## LISTED ENTRIES
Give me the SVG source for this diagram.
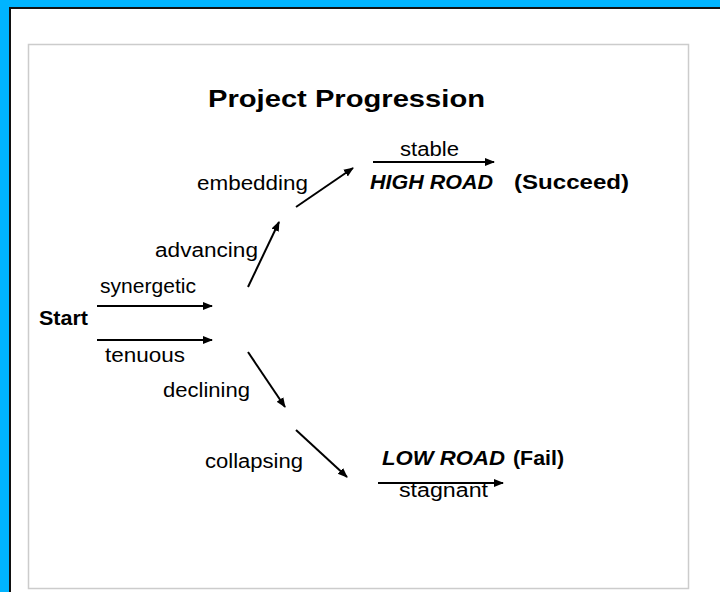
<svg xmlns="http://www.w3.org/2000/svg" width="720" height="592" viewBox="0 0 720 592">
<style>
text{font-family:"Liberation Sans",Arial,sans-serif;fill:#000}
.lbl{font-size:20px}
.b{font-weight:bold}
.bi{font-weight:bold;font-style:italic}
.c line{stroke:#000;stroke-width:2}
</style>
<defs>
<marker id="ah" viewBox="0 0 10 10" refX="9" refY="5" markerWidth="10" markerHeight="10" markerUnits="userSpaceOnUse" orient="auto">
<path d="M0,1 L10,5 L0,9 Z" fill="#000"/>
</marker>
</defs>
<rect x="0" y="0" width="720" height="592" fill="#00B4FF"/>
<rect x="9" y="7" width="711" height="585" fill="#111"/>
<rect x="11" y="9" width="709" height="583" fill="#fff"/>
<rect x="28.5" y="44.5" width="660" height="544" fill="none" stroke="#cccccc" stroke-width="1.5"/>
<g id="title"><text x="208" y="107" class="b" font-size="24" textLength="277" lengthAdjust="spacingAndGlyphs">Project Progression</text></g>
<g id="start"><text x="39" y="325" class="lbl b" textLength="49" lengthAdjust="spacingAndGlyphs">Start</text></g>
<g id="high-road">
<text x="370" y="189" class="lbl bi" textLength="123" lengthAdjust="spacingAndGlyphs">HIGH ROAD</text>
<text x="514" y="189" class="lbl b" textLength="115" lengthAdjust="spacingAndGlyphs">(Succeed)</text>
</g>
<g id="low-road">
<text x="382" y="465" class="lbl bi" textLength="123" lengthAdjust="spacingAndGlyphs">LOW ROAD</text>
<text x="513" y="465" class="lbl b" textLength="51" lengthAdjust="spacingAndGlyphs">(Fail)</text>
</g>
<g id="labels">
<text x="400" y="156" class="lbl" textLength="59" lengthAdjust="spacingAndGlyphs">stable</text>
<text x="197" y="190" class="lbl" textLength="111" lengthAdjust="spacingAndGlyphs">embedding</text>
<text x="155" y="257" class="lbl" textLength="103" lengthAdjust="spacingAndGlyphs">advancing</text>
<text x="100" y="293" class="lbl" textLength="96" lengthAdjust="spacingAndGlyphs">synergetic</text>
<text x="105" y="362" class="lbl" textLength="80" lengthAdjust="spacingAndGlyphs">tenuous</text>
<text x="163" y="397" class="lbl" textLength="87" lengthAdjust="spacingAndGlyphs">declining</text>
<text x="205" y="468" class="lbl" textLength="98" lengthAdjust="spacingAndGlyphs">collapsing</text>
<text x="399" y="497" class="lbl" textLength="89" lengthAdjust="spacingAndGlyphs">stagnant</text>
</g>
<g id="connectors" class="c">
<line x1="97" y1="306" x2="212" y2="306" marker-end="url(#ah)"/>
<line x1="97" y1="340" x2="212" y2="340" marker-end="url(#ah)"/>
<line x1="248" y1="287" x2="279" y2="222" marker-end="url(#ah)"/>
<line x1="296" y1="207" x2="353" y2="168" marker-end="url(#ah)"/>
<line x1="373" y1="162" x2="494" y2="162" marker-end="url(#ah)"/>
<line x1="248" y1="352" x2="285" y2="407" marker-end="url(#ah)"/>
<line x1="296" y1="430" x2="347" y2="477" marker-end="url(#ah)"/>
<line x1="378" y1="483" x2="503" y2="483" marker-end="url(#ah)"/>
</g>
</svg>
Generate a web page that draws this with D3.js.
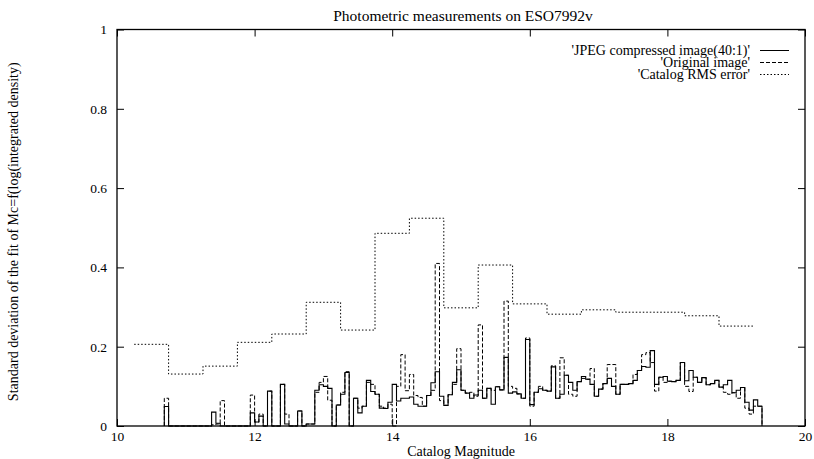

## WHAT THE TASK ASKS
Will you set down the records word for word while leaving out every picture?

## WRITTEN ANSWER
Give me the SVG source for this diagram.
<svg xmlns="http://www.w3.org/2000/svg" width="720" height="592" viewBox="0 0 720 592">
<style>
text{font-family:"Liberation Sans",Arial,sans-serif;fill:#000}
.lbl{font-size:20px}
.b{font-weight:bold}
.bi{font-weight:bold;font-style:italic}
.c line{stroke:#000;stroke-width:2}
</style>
<defs>
<marker id="ah" viewBox="0 0 10 10" refX="9" refY="5" markerWidth="10" markerHeight="10" markerUnits="userSpaceOnUse" orient="auto">
<path d="M0,1 L10,5 L0,9 Z" fill="#000"/>
</marker>
</defs>
<rect x="0" y="0" width="720" height="592" fill="#00B4FF"/>
<rect x="9" y="7" width="711" height="585" fill="#111"/>
<rect x="11" y="9" width="709" height="583" fill="#fff"/>
<rect x="28.5" y="44.5" width="660" height="544" fill="none" stroke="#cccccc" stroke-width="1.5"/>
<g id="title"><text x="208" y="107" class="b" font-size="24" textLength="277" lengthAdjust="spacingAndGlyphs">Project Progression</text></g>
<g id="start"><text x="39" y="325" class="lbl b" textLength="49" lengthAdjust="spacingAndGlyphs">Start</text></g>
<g id="high-road">
<text x="370" y="189" class="lbl bi" textLength="123" lengthAdjust="spacingAndGlyphs">HIGH ROAD</text>
<text x="514" y="189" class="lbl b" textLength="115" lengthAdjust="spacingAndGlyphs">(Succeed)</text>
</g>
<g id="low-road">
<text x="382" y="465" class="lbl bi" textLength="123" lengthAdjust="spacingAndGlyphs">LOW ROAD</text>
<text x="513" y="465" class="lbl b" textLength="51" lengthAdjust="spacingAndGlyphs">(Fail)</text>
</g>
<g id="labels">
<text x="400" y="156" class="lbl" textLength="59" lengthAdjust="spacingAndGlyphs">stable</text>
<text x="197" y="190" class="lbl" textLength="111" lengthAdjust="spacingAndGlyphs">embedding</text>
<text x="155" y="257" class="lbl" textLength="103" lengthAdjust="spacingAndGlyphs">advancing</text>
<text x="100" y="293" class="lbl" textLength="96" lengthAdjust="spacingAndGlyphs">synergetic</text>
<text x="105" y="362" class="lbl" textLength="80" lengthAdjust="spacingAndGlyphs">tenuous</text>
<text x="163" y="397" class="lbl" textLength="87" lengthAdjust="spacingAndGlyphs">declining</text>
<text x="205" y="468" class="lbl" textLength="98" lengthAdjust="spacingAndGlyphs">collapsing</text>
<text x="399" y="497" class="lbl" textLength="89" lengthAdjust="spacingAndGlyphs">stagnant</text>
</g>
<g id="connectors" class="c">
<line x1="97" y1="306" x2="212" y2="306" marker-end="url(#ah)"/>
<line x1="97" y1="340" x2="212" y2="340" marker-end="url(#ah)"/>
<line x1="248" y1="287" x2="279" y2="222" marker-end="url(#ah)"/>
<line x1="296" y1="207" x2="353" y2="168" marker-end="url(#ah)"/>
<line x1="373" y1="162" x2="494" y2="162" marker-end="url(#ah)"/>
<line x1="248" y1="352" x2="285" y2="407" marker-end="url(#ah)"/>
<line x1="296" y1="430" x2="347" y2="477" marker-end="url(#ah)"/>
<line x1="378" y1="483" x2="503" y2="483" marker-end="url(#ah)"/>
</g>
</svg>
Generate a web page that draws this with D3.js.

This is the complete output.